Problem requirements => Keep the images out and copy every entry below exactly.

Data section =>
## Start

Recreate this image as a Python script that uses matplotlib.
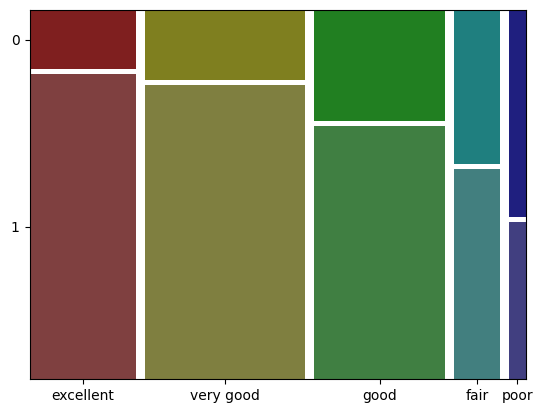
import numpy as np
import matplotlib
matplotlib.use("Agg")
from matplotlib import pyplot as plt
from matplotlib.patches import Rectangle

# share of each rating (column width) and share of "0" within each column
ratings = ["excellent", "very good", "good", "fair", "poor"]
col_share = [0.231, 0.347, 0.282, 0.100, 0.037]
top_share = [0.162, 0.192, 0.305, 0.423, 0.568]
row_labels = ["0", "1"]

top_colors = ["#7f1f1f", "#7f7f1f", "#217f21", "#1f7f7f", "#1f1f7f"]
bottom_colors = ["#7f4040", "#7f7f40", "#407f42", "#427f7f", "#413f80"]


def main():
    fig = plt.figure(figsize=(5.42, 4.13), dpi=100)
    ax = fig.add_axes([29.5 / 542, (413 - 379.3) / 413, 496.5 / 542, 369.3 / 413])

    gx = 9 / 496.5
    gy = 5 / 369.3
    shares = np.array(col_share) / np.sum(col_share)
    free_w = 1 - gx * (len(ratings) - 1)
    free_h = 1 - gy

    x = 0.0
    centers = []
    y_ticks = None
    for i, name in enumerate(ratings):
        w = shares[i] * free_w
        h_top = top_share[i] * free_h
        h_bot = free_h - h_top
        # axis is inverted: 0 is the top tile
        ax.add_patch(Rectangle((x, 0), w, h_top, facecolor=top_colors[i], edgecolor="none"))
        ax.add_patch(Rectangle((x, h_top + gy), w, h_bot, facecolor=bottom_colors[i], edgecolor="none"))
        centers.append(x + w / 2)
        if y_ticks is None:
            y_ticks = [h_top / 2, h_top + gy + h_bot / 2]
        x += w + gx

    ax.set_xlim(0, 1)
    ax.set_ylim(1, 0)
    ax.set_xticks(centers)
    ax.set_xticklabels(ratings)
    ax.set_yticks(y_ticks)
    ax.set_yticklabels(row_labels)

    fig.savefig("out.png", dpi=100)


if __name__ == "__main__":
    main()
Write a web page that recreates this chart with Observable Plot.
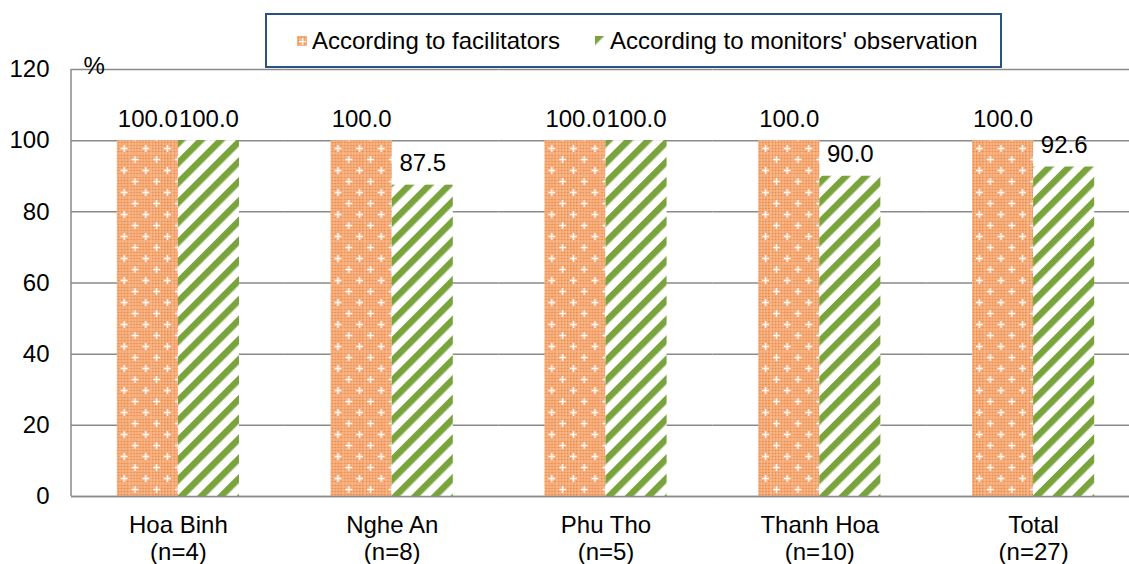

## End

Response below =>
Recreate this image as a Python script that uses matplotlib.
import numpy as np
import matplotlib
matplotlib.use("Agg")
from matplotlib import pyplot as plt
from matplotlib.patches import Rectangle

# share of each rating (column width) and share of "0" within each column
ratings = ["excellent", "very good", "good", "fair", "poor"]
col_share = [0.231, 0.347, 0.282, 0.100, 0.037]
top_share = [0.162, 0.192, 0.305, 0.423, 0.568]
row_labels = ["0", "1"]

top_colors = ["#7f1f1f", "#7f7f1f", "#217f21", "#1f7f7f", "#1f1f7f"]
bottom_colors = ["#7f4040", "#7f7f40", "#407f42", "#427f7f", "#413f80"]


def main():
    fig = plt.figure(figsize=(5.42, 4.13), dpi=100)
    ax = fig.add_axes([29.5 / 542, (413 - 379.3) / 413, 496.5 / 542, 369.3 / 413])

    gx = 9 / 496.5
    gy = 5 / 369.3
    shares = np.array(col_share) / np.sum(col_share)
    free_w = 1 - gx * (len(ratings) - 1)
    free_h = 1 - gy

    x = 0.0
    centers = []
    y_ticks = None
    for i, name in enumerate(ratings):
        w = shares[i] * free_w
        h_top = top_share[i] * free_h
        h_bot = free_h - h_top
        # axis is inverted: 0 is the top tile
        ax.add_patch(Rectangle((x, 0), w, h_top, facecolor=top_colors[i], edgecolor="none"))
        ax.add_patch(Rectangle((x, h_top + gy), w, h_bot, facecolor=bottom_colors[i], edgecolor="none"))
        centers.append(x + w / 2)
        if y_ticks is None:
            y_ticks = [h_top / 2, h_top + gy + h_bot / 2]
        x += w + gx

    ax.set_xlim(0, 1)
    ax.set_ylim(1, 0)
    ax.set_xticks(centers)
    ax.set_xticklabels(ratings)
    ax.set_yticks(y_ticks)
    ax.set_yticklabels(row_labels)

    fig.savefig("out.png", dpi=100)


if __name__ == "__main__":
    main()
Write a web page that recreates this chart with Observable Plot.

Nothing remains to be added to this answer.